RESEARCH OBJECTIVE: The aim of this article is to examine and compare two republican approaches to politics and res publica presented in the sixteenth century by Wawrzyniec Grzymala Goślicki and Gasparo Contarini.
 THE RESEARCH PROBLEM AND METHODS: Both authors define the core elements of a republican scientia civilis but emphasize different aspects as being of primary importance for a well‑ordered civitas libera. Goślicki saw the best safeguards of a free and well‑ordered commonwealth in the character and virtues of the rulers and citizens, whereas Contarini believed that such safeguards could only be found in a good legal and institutional structure that kept corruption at bay. The article follows the contextual method typical for intellectual history to present different arguments that Contarini and Goślicki formulated in their understanding of scientia civilis and the best commonwealth looking at both the context of their works and their arguments.

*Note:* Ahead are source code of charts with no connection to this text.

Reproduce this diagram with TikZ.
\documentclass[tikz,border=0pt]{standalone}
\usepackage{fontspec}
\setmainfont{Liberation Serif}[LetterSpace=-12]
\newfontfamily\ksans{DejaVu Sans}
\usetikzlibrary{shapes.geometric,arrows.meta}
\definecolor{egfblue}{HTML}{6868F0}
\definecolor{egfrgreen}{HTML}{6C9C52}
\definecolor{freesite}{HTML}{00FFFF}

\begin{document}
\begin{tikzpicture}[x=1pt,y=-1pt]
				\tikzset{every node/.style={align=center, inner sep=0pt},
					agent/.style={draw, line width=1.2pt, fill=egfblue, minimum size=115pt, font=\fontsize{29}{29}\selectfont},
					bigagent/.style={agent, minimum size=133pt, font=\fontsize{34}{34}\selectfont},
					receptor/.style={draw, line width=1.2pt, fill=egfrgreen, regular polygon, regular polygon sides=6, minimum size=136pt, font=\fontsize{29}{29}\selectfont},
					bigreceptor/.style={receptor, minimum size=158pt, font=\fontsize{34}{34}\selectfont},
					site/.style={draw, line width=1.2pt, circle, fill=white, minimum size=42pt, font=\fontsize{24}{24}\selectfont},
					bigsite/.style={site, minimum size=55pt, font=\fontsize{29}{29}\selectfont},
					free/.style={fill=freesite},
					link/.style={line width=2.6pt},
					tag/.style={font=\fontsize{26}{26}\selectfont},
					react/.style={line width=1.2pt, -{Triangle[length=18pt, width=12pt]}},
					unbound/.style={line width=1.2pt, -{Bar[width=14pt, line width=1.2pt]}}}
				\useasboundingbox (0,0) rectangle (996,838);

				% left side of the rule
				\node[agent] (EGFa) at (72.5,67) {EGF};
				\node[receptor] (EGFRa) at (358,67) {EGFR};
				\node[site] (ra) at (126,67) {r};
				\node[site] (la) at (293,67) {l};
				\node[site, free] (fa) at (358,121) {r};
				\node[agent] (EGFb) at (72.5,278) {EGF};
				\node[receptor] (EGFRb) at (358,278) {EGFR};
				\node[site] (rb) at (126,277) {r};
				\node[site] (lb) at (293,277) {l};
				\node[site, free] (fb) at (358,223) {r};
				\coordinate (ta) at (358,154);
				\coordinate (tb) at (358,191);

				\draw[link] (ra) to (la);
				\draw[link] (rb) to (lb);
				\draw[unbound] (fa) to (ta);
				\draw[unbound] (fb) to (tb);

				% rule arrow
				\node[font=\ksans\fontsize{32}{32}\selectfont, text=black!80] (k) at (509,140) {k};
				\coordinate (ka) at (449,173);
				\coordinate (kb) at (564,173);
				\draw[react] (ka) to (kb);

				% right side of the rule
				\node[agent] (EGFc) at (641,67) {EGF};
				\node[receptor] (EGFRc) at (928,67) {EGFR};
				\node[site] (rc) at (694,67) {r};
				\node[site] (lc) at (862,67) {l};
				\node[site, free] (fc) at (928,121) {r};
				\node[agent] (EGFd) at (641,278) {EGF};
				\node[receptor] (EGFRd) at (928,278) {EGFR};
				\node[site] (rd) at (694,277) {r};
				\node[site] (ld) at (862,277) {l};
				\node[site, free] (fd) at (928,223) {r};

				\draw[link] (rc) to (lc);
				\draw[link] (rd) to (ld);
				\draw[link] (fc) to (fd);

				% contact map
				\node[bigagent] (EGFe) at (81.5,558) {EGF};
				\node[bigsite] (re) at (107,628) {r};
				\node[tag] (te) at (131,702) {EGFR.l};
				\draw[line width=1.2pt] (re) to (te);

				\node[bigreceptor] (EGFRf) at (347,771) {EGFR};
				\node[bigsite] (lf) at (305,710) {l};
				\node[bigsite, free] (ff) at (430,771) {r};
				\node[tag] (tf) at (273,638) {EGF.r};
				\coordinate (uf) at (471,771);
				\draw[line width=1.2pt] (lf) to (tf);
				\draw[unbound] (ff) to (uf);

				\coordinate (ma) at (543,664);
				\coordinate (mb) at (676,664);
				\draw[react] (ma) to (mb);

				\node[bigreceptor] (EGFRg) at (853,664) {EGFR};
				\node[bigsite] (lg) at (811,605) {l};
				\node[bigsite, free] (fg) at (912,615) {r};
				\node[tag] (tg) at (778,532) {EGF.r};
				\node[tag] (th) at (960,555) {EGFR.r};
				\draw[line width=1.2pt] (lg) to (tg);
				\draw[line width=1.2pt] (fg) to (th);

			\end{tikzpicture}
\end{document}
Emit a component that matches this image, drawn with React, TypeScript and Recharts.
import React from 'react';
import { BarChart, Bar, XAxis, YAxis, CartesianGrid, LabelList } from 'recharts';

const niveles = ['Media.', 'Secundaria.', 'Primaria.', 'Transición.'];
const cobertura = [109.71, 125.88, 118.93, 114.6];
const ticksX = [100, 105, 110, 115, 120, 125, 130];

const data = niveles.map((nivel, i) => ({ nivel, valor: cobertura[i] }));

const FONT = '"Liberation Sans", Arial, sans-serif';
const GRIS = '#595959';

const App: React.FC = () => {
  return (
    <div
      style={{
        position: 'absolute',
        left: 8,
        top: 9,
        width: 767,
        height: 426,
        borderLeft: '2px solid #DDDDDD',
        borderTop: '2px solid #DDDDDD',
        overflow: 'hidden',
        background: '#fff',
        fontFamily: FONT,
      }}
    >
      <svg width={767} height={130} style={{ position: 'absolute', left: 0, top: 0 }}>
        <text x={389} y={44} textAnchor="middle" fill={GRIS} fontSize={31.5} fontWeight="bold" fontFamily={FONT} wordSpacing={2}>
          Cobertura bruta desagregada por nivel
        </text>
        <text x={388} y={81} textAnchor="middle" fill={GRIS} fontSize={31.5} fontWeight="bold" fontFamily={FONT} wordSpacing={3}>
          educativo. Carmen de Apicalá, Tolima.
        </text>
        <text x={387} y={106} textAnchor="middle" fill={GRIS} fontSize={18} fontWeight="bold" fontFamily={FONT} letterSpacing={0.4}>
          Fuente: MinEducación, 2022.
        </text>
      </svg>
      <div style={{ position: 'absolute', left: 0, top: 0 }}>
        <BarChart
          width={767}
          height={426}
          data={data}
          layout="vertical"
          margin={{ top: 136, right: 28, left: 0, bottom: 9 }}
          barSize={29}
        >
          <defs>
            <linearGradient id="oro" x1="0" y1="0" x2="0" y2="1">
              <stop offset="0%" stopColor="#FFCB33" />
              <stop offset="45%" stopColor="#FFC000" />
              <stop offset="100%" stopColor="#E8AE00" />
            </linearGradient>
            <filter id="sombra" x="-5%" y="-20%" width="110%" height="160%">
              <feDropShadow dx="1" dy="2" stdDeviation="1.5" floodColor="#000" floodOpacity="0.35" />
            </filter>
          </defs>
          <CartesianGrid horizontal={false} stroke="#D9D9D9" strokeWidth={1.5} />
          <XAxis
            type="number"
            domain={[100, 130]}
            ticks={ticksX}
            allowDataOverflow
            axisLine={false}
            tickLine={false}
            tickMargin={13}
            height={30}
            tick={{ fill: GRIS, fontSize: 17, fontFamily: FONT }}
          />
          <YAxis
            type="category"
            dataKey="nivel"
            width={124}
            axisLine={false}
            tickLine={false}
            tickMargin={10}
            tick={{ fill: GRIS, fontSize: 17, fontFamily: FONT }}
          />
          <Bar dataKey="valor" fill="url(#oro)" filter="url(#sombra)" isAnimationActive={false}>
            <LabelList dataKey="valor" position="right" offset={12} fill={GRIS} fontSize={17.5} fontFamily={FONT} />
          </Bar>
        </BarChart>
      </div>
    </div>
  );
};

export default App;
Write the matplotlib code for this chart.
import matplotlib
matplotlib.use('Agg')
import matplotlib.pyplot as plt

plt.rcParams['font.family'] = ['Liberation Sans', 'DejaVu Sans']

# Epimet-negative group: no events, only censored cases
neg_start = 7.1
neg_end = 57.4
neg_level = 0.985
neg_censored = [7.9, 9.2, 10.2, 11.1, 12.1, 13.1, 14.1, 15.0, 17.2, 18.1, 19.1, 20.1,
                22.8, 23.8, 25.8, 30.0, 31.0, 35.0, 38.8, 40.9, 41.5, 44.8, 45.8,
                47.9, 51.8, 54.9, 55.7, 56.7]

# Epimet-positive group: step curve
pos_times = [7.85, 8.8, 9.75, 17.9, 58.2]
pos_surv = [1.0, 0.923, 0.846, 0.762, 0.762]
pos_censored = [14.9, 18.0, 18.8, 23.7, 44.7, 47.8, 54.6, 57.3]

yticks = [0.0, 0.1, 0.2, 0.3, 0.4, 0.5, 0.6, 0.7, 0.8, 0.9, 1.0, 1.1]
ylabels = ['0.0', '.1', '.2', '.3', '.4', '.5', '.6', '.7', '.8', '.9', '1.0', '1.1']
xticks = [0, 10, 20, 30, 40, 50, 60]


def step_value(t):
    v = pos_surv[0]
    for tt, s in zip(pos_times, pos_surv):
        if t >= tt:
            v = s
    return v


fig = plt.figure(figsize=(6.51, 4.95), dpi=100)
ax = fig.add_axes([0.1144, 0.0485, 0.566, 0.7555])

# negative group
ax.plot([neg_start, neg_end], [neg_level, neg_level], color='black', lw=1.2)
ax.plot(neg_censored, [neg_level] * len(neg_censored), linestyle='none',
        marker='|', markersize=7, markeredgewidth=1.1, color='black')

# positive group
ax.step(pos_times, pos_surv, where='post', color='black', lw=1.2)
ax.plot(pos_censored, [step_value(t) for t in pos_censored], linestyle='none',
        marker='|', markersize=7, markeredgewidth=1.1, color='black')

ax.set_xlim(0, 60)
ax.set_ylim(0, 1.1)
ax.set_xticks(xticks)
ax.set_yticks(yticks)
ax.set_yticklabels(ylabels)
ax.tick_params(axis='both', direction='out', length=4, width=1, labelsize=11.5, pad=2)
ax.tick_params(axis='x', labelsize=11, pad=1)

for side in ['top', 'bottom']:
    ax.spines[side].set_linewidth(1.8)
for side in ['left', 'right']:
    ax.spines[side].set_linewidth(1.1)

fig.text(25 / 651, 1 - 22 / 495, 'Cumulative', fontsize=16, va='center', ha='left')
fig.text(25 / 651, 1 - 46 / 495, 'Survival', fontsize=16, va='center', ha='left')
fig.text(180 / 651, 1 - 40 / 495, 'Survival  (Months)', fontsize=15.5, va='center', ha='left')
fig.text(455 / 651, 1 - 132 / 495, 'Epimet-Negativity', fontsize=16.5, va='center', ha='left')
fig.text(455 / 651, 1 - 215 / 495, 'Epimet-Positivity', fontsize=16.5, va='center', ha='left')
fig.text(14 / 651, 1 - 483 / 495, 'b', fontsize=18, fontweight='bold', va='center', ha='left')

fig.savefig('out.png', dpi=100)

 THE PROCESS OF ARGUMENTATION: After introducing the context for the two works the next two parts focus on Goslicki’s and then Contarini’s vision of scientia civilis and the most effective ways to keep corruption and decay at bay followed by comparison and conclusion.
 RESEARCH RESULTS: A comparison of these two visions should shed some light on the later development of both polities and republicanism in modern Europe more generally which largely followed Contarini and not Goślicki. It can also provide an important lesson for our own understanding of politics and political philosophy that should underpin a political order to make it resilient to corruption and backsliding.
 CONCLUSIONS, INNOVATIONS, AND RECOMMENDATIONS: Examining these two authors and their prominent works helps better situate political discourses in the two countries that explain different trajectories of their constitutions and political developments, and for us today provide an interesting lesson on how we should understand politics and respublica.